Saturday, April 09, 2011

The Future of the New York Stock Exchange Is Far from Certain

LA Times: Nasdaq Counters Deutsche Boerse’s Offer to Buy NYSE
Nasdaq: Nasdaq, ICE Offer to Buy NYSE Euronext for $11.3 Billion
Crainsnewyork: The Problem with a NASDAQ NYSE
WSJ: Exchange Wars! Nasdaq OMX Offers Rival Bid for NYSE
AP: Nasdaq, ICE Make $11.3B Bid for NYSE Euronext
WSJ: Nasdaq Battles for Big Board

In the stock exchange industry scale is everything. This is precisely why over the past decade there has been a wide-spread consolidation trend among stock exchanges around the world. The latest chapter in this consolidation wave began in February 2011 when Deutsche Boerse announced its $10 billion all-stock bid to acquire NYSE Euronext, the parent company of the New York Stock Exchange. Approximately 60 percent of the new entity will be controlled by Deutsche Boerse’s shareholders, and the remaining 40 percent—by NYSE Euronext’s shareholders. The resulting company will be incorporated in the Netherlands, and its headquarters will be split between Frankfurt and New York. Although its name has not yet been finalized, the new company’s Chief Executive Officer (“CEO”) will probably be Duncan Niederauer, NYSE Euronext’s current CEO. Most importantly, after the merger the new company will be trading more stocks and futures than any rival in the world and more options than any other U.S. stock exchange operator.

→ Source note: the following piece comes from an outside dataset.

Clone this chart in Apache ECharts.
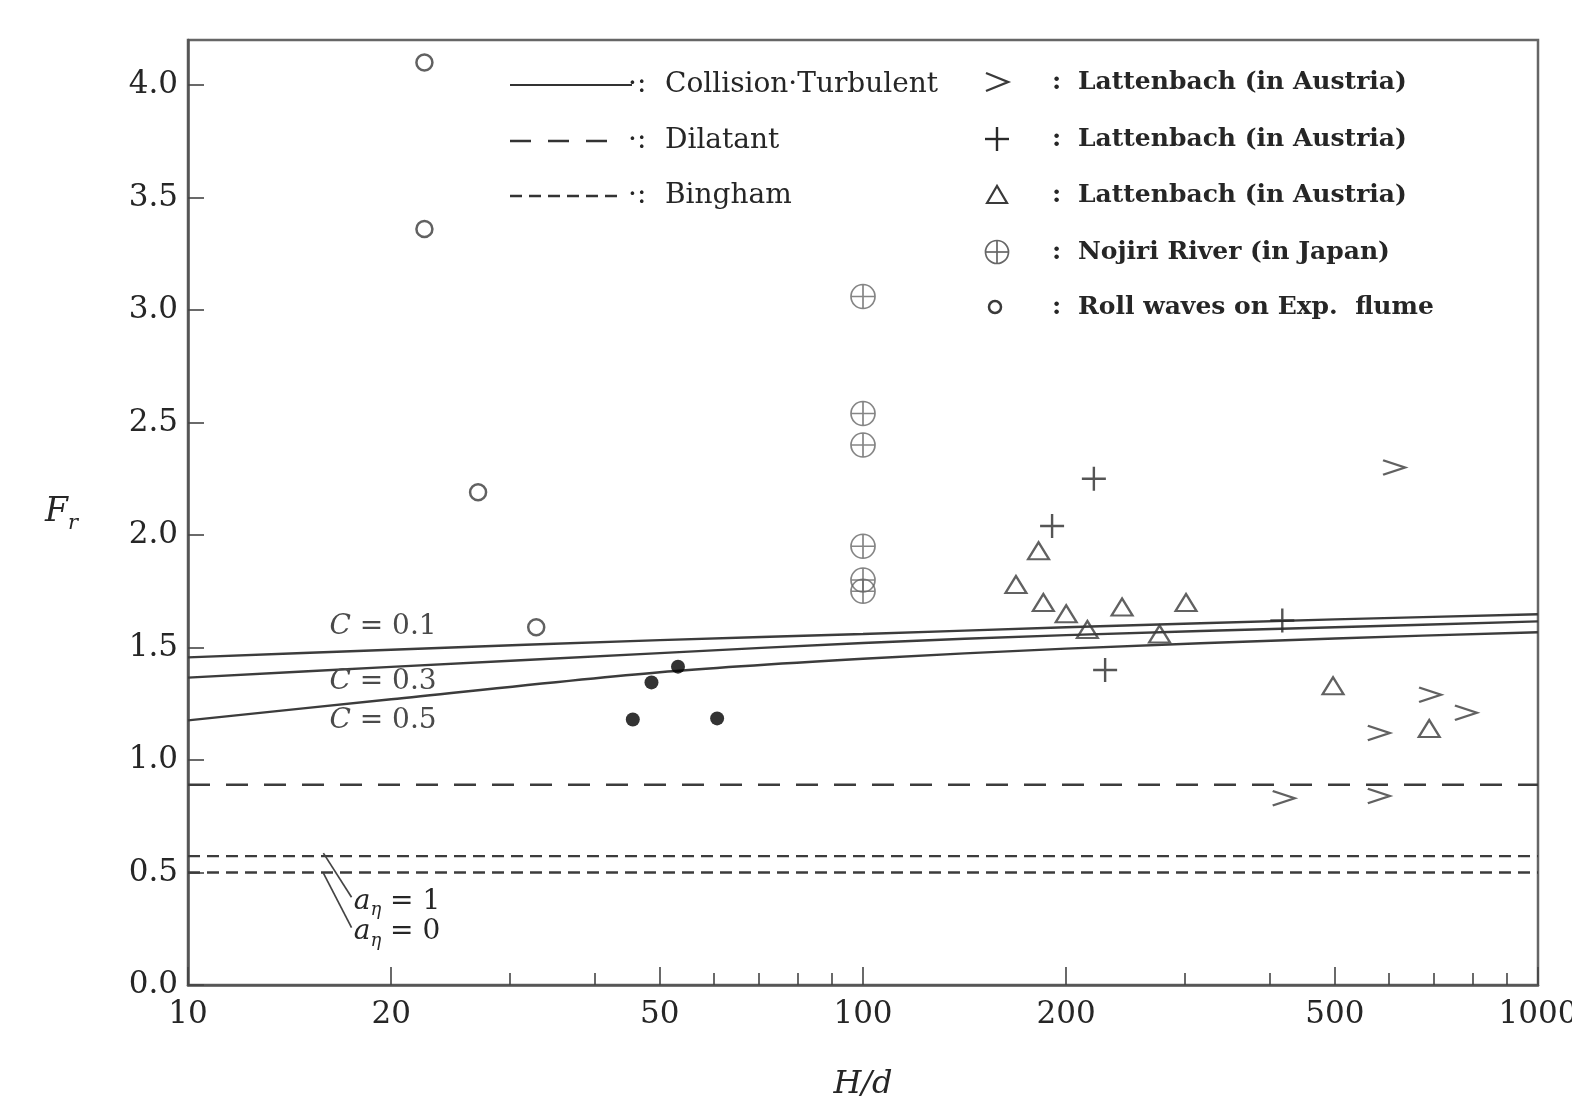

The future of this proposed merger is quite uncertain, however, because last Friday Nasdaq OMX Group, Inc. (“Nasdaq”) and Intercontinental Exchange, Inc. (“ICE”) made an unsolicited $11.3 billion bid to acquire NYSE Euronext. This competing bid is 19 to 20 percent higher than Deutsche Boerse’s and offers a combination of cash and stocks to NYSE Euronext’s shareholders. Despite their joint bid, Nasdaq and ICE are not themselves pondering a merger, regardless of the outcome of their takeover proposal.

If NYSE Euronext accepts the bid, Nasdaq and ICE will split the target company into pieces. Nasdaq will acquire its stock exchange businesses in New York, Paris, Brussels, Amsterdam, and Lisbon, as well as its U.S. options trading business, while ICE will take over Liffe, NYSE Euronext’s London-based derivatives business. If the current bid is rejected, Nasdaq and ICE will likely make a better offer or may even make a public offer open to all NYSE Euronext shareholders (known as a tender offer).

Analysts point to several advantages of the Nasdaq-ICE bid. First, Nasdaq’s CEO Robert Greifeld vows to eliminate $740 million in annual costs by combining data centers and trading platforms while Deutsche Boerse estimates it would be able to cut around $423 million annually. Second, Nasdaq promises to keep both the company’s headquarters in New York and the iconic New York Stock Exchange trading floor. Third, Mr. Greifeld promises to name the new entity Nasdaq NYSE Euronext Group, thus alleviating some politicians’ concerns for keeping a reference to New York in the new company’s name. Fourth, the Nasdaq-ICE bid is much more likely to survive scrutiny by the European antitrust authorities than the merger between Deutsche Boerse and NYSE Euronext. Fifth, Mr. Greifeld believes that the merger will increase transparency and liquidity in the U.S. markets and will create jobs as new companies raise capital.

At least for some experts, the bidding war is far from over. Deutsche Boerse is now likely to make a more attractive counterbid. Another stock exchange operator, such as the Chicago Mercantile Exchange, may also decide to participate in the bidding for NYSE Euronext, a probable move considering how lucrative its derivative-trading business is. Some analysts even envision a scenario under which Nasdaq itself may become the target of a hostile takeover bid.


Technology Consultant said...

Indeed, if this take over bids are passed, the Stock exchange will be torn in to bits and pieces.

Hristo Chaprazov said...

Yes, NYSE Euronext will be split up and the individual businesses-divided between Nasdaq and ICE. I do not, however, see this as a negative development (except for the layoffs that will result from the merger, of course).